| Raw records |
• • • • •
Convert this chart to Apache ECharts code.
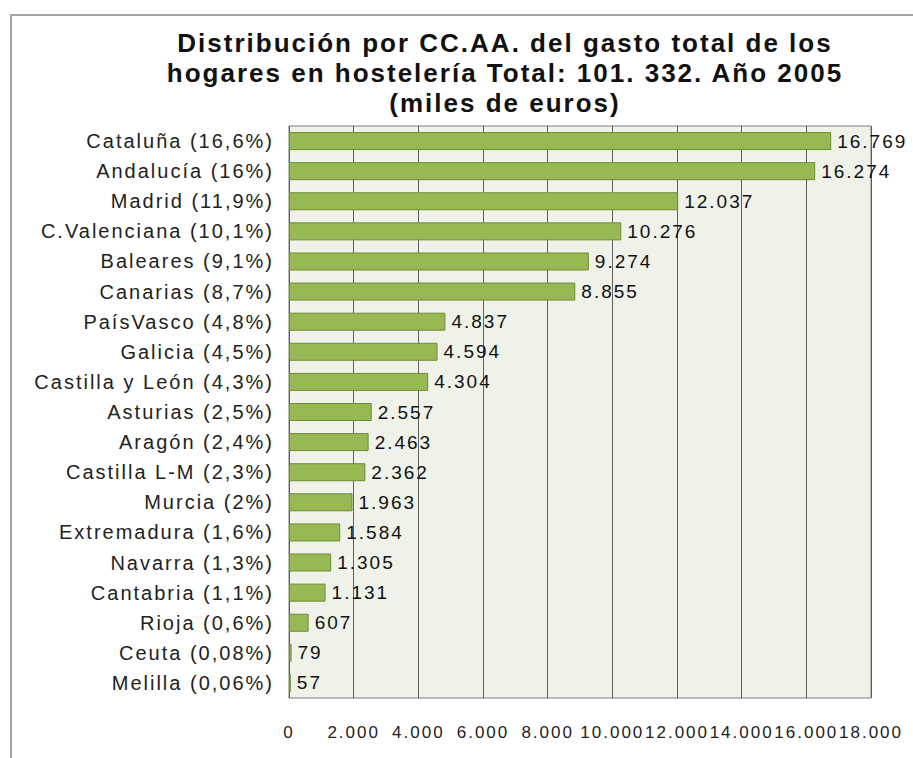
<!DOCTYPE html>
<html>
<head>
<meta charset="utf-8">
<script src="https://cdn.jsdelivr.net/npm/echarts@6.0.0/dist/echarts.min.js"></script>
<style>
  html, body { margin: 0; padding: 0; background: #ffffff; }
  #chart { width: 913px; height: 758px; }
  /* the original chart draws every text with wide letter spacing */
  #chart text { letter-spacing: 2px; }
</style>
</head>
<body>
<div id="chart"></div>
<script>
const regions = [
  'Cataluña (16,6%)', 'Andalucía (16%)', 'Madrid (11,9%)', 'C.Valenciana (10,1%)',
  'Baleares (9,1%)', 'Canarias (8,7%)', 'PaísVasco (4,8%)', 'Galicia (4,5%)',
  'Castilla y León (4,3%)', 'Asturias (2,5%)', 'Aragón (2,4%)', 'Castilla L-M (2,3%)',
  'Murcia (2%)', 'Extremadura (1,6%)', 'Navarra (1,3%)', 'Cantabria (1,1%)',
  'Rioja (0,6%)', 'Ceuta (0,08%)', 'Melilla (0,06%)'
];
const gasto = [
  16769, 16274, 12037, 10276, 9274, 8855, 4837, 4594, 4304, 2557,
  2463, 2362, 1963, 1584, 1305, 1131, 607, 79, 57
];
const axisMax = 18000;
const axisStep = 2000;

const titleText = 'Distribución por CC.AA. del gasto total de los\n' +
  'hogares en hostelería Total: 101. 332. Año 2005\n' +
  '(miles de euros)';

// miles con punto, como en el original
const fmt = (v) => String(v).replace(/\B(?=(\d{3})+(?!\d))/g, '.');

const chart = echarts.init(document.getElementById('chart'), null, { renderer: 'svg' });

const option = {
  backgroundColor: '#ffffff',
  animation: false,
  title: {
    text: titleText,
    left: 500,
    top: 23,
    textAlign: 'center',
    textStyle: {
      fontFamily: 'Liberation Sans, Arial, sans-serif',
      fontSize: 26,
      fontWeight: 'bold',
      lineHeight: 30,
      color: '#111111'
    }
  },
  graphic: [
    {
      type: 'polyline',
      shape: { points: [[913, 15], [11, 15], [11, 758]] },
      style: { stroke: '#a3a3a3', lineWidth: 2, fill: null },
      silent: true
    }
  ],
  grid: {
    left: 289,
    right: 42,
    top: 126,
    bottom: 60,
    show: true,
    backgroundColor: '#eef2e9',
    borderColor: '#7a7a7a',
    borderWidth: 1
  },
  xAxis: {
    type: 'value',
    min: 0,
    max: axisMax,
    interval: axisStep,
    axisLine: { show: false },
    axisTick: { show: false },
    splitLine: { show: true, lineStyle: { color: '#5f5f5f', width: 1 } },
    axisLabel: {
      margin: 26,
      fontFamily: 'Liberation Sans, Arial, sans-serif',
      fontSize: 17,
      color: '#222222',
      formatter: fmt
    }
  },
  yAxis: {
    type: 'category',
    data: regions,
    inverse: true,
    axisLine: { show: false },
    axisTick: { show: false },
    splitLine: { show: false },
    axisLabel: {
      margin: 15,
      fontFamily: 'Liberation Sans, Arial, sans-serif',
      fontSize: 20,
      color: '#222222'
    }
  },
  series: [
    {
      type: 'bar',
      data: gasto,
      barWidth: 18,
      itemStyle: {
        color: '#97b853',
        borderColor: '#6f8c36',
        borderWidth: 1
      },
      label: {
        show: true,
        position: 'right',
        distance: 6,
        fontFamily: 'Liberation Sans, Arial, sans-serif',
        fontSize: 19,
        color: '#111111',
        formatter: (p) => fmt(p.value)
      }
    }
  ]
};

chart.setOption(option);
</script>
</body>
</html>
• • • • •
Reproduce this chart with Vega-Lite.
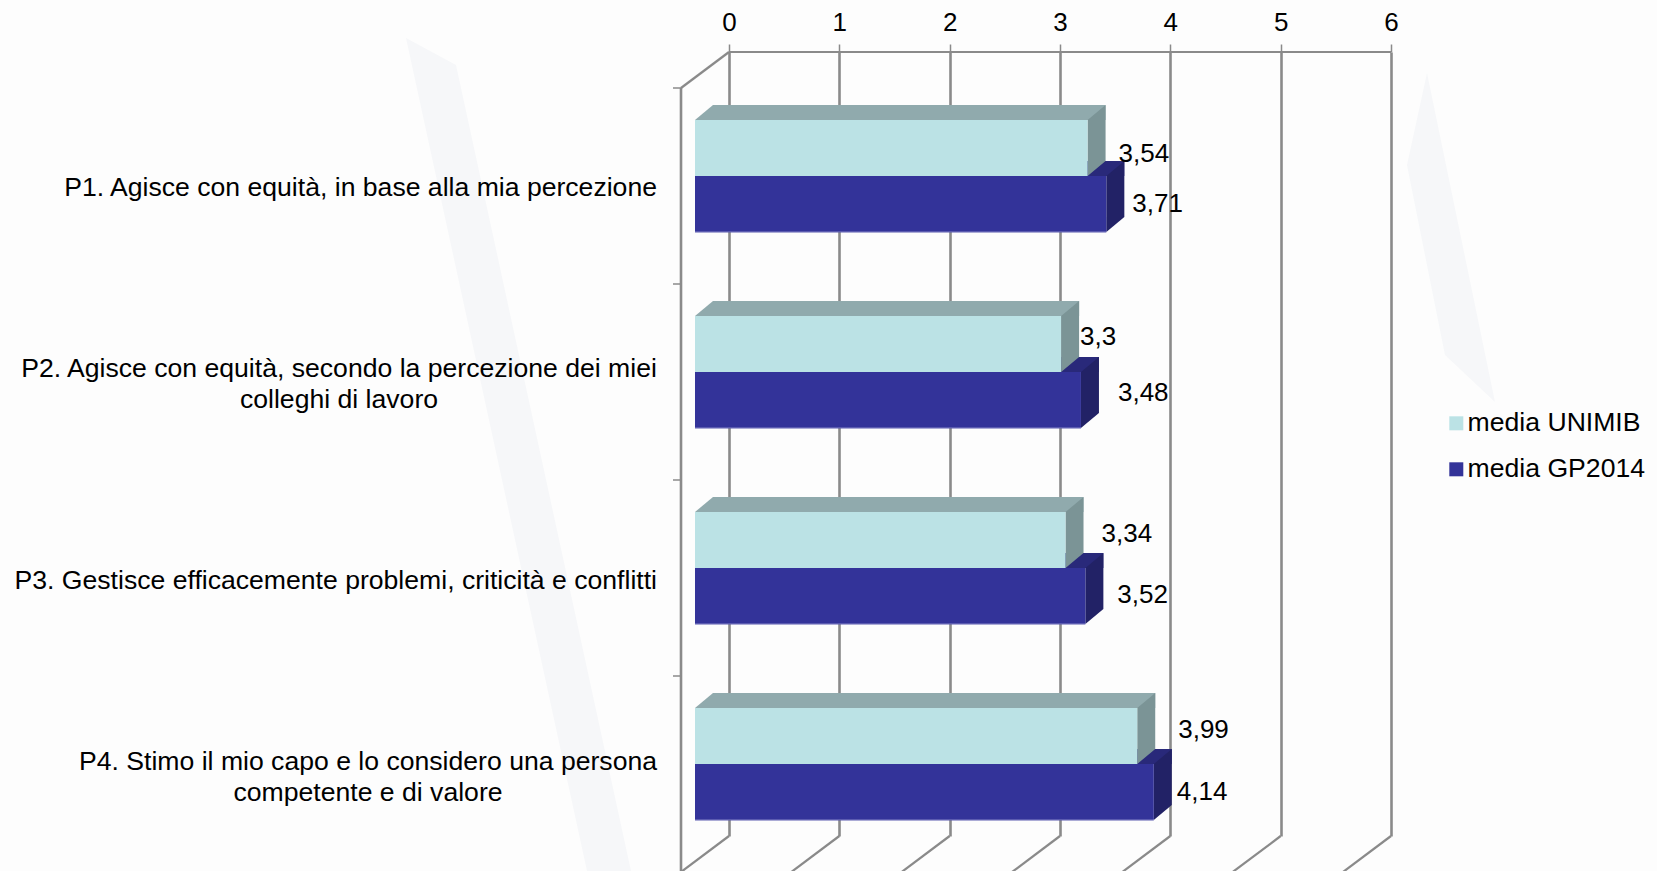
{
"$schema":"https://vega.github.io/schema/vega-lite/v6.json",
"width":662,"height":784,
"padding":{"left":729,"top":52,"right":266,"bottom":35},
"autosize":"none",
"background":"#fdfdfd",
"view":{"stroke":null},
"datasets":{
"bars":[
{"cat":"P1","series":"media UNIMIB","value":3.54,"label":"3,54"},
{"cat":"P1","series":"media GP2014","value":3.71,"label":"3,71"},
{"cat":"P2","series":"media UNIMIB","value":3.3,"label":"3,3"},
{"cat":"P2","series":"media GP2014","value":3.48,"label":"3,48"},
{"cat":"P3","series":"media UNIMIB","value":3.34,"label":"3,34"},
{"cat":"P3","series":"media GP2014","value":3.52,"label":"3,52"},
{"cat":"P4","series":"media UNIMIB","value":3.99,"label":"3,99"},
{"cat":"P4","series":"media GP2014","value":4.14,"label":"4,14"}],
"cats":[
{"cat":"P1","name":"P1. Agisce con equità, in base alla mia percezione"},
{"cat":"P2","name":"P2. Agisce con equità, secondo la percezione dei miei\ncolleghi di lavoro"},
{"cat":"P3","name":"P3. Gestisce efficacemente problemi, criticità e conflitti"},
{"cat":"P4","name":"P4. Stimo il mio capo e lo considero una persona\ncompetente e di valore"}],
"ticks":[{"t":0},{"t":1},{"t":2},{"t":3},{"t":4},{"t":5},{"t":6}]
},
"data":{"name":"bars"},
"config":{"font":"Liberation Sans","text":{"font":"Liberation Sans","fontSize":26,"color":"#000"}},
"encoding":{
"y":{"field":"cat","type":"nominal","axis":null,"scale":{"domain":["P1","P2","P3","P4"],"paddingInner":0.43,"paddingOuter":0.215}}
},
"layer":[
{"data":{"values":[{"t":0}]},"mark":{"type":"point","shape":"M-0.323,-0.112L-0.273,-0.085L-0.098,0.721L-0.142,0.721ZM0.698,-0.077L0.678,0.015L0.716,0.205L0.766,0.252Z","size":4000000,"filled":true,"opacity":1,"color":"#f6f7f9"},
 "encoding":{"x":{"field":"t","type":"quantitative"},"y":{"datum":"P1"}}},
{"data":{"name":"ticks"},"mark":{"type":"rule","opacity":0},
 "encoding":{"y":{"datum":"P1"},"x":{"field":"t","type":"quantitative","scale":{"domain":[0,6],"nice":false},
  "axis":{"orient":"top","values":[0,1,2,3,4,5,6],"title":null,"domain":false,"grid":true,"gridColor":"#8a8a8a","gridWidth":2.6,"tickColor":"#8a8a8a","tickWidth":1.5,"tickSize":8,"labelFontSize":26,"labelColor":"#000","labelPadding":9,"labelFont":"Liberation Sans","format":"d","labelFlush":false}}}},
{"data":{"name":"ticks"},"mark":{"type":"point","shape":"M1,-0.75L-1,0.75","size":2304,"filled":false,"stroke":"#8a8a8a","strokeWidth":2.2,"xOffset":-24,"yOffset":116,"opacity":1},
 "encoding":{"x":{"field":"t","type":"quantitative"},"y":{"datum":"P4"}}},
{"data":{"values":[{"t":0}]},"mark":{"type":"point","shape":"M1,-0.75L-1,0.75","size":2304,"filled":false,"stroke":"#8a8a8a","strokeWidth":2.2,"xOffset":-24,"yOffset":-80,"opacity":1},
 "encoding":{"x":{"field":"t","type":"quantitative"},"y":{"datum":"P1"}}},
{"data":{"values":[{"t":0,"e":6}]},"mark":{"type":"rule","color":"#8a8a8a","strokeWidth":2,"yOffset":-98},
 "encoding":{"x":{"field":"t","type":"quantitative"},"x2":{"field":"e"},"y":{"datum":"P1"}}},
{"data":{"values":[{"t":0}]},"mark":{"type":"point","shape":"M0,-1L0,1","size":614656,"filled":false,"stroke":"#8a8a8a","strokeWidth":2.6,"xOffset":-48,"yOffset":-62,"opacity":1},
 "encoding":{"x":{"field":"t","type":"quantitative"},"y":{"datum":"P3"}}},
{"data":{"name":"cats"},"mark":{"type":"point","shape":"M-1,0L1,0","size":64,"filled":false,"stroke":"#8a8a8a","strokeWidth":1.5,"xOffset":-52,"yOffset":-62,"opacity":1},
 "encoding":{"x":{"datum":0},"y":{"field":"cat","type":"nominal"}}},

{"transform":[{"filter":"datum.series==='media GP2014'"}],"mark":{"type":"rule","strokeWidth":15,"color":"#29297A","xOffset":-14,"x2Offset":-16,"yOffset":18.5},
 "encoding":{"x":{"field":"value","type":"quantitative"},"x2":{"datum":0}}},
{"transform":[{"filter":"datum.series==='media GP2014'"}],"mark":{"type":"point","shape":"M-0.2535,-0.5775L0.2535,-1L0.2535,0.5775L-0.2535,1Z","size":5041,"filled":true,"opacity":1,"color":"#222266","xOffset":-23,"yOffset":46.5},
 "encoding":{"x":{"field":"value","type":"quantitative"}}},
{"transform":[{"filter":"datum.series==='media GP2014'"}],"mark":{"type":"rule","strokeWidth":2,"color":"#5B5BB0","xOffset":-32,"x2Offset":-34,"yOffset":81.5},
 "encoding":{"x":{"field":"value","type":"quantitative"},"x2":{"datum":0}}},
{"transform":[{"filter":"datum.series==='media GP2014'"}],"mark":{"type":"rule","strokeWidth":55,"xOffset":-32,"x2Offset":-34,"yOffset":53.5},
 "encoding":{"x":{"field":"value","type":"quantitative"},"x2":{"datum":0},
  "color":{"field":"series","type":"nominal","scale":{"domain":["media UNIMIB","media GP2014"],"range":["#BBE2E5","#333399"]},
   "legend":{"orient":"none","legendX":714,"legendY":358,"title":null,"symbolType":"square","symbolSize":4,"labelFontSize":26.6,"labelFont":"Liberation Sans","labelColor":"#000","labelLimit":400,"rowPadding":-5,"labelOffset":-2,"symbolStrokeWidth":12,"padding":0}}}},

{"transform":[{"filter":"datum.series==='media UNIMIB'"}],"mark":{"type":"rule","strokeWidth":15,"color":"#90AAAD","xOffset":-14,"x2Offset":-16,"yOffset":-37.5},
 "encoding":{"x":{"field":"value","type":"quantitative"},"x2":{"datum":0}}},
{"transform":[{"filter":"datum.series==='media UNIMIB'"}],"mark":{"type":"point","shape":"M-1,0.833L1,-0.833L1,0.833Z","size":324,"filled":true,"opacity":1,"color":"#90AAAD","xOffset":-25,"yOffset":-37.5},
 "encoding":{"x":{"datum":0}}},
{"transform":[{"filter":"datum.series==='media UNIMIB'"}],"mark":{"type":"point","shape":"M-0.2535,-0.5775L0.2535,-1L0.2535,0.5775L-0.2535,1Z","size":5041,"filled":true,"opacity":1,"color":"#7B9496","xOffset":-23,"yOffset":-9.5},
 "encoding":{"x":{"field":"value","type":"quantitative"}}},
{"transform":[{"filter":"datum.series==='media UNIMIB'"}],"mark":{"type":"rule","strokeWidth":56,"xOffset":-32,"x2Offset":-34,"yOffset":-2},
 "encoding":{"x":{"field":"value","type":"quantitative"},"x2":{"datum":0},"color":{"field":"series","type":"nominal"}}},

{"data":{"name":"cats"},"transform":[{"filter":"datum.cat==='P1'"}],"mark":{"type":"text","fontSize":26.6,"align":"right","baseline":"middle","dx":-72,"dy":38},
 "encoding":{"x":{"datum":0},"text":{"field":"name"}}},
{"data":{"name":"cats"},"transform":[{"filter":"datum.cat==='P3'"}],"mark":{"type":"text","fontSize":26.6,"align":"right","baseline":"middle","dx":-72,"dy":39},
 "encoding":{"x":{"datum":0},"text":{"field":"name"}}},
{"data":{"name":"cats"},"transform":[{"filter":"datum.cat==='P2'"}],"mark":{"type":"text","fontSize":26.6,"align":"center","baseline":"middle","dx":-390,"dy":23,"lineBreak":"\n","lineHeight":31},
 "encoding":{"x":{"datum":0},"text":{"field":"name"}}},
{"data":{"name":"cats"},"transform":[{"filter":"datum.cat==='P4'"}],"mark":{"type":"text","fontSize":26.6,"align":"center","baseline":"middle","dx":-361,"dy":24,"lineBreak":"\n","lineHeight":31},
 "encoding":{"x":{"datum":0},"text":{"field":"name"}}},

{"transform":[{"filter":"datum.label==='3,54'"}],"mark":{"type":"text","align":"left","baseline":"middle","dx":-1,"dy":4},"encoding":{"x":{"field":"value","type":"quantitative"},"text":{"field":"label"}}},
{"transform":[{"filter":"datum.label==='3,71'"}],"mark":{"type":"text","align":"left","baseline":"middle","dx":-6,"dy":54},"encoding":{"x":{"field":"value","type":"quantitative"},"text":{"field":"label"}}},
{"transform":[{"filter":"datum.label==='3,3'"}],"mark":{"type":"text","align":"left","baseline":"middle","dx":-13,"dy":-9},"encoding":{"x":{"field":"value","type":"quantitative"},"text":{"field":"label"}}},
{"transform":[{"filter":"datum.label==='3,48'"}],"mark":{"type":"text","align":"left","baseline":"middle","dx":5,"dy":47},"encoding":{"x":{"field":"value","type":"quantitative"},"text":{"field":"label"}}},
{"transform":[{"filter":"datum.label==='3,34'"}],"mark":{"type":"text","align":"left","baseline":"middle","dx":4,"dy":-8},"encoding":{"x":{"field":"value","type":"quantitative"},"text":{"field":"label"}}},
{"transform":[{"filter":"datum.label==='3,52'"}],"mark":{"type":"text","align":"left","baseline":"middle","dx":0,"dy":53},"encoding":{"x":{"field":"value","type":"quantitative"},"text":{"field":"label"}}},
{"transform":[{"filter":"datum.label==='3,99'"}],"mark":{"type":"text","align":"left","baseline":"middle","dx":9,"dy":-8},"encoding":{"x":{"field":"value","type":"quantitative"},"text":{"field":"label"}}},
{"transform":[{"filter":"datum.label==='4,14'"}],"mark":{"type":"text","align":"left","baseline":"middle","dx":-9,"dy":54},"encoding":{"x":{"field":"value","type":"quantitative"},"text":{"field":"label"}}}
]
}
• • • • •
| Work instructions |
Find the word "this" in the material, then list each line that holds it.

| Written response |
Convert this chart to Apache ECharts code.
Reproduce this chart with Vega-Lite.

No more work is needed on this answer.